Performance Management – Great Bosses Versus Great Leaders

Pop media has a bad habit of taking a seemingly innocuous observation and blowing it way out of proportion, asserting that one opinion or side of the issue is superior and completely ignoring the advantages of the other. One such instance of this is recent insinuations that “leaders” are better than “bosses,” and that they are mutually exclusive, but can we say that this is fundamentally so? Probably not. Being a leader or being a boss is a specific choice made by managers as a way to adopt a performance management style.

At its core, performance management is defined as “the systematic process by which an agency involves its employees, as individuals and members of a group, in improving organizational effectiveness in the accomplishment of agency mission and goals” (Office of Personnel Management). Performance management addresses many organizational goals, including planning and setting expectations, periodically rating and monitoring performance, and especially encouraging professional development and continuing capacity. Performance management completes these objectives by approaching the process systematically. First, changes to the current program must be outlined using an analytical, practical approach. Next, the company may wish to harvest the opinion of their current employees regarding the existing system. Third, the new strategy is implemented and employee performance is evaluated and reviewed. Finally, the process is streamlined by establishing a workflow that facilitates regular performance management and incorporates technology where appropriate (www.pdri.com).

How Does a Boss Implement Effective Performance Management?

“Boss” has taken on a more derogatory connotation in recent years, and is often portrayed as somehow inferior, or at least underdeveloped than the “leader.” However, we need to reclaim the concept of a “boss” and understand that performance management can require a “boss” mentality as well as a “leader” mentality, given the needs of the workforce in question.

According to an article by Alan O’Rourke from Linkedin, “boss” represents power and control, and this is true, but he implies that bosses automatically abuse their power and control, which is less true. However, the reality is that as companies evaluate and evolve their performance management techniques, they may experience some pushback from some of their employees. In a case such as this, managers may need to wear the “boss hat” and firmly execute their performance management processes. Bosses are more responsible for practical leadership, which they favor over the inspirational leadership of leaders. From a performance management perspective, this results in what can easily be misconstrued as a cold, heavy-handed, or inflexible approach to management.

Sometimes, though, performance management processes demand this approach, especially during the planning and evaluation phases. The planning phase demands a practical look at what the new performance management strategy will measure and what it will determine, which may include decisions like pay raises, department reductions, and employee development. Similarly, the evaluation phase of the performance management process requires that same objective mind that characterizes “boss” leadership. If performance management is meeting its goals, reprimands may be given out with one hand and rewards with the other.

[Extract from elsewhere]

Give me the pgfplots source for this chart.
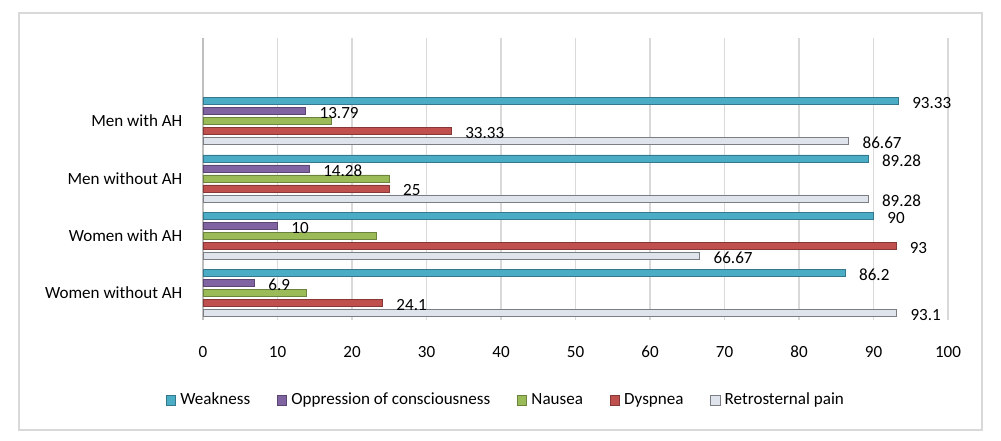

A Snapshot of Leaders in Performance Management

As a manager, other portions of the performance management process hold up better under the guidance of an inspirational leader rather than a practical boss. When gathering the opinions of your employees and especially when reviewing their performances, the inspirational attitude of a leader who believes in the capability of his or her employees is a much greater boon than the potentially demeaning or callous attitude a “boss” may give off.

Opinion gathering is a portion of the performance management process that allows employees to take control of their company and their own performance (prdi.com), which is one of the best things a company can do to improve retention. From a performance management perspective, leaders who involve their employees in the decision-making process communicate that the employees’ opinion matters, and consequently the structure of the performance management strategy becomes a balance between the needs and expectations of HR and the desires of those who will be evaluated. The result? A more inspirational form of performance management that speaks to the strong leadership capabilities of the manager, outside of his or her ability to also “be the boss.”

As for performance review, what day is more nerve-wracking for employees than review day, and more crucial to the future of the company? In this portion of performance management, guiding leadership is absolutely critical to positive, inspiring push towards employee development, which may take many forms, including training or assignments, according the OPM. The manager wearing the leader hat rather than the boss hat makes strides towards collaborating with the employee in order to achieve their shared performance management goals, rather than firing off a few boxes to check and sending the employee back to the floor. Leadership-minded management facilitates growth rather than heaving responsibility onto the backs of employees.

The Balance: Performance Management Demands Leaders and Bosses

In short, performance management is a delicate process that demands a balance between the practical nature of bosses and the inspirational nature of leaders. The good news? Practicality and inspiration are skills that can be learned and applied by managers of all personality types and styles to any performance management situation.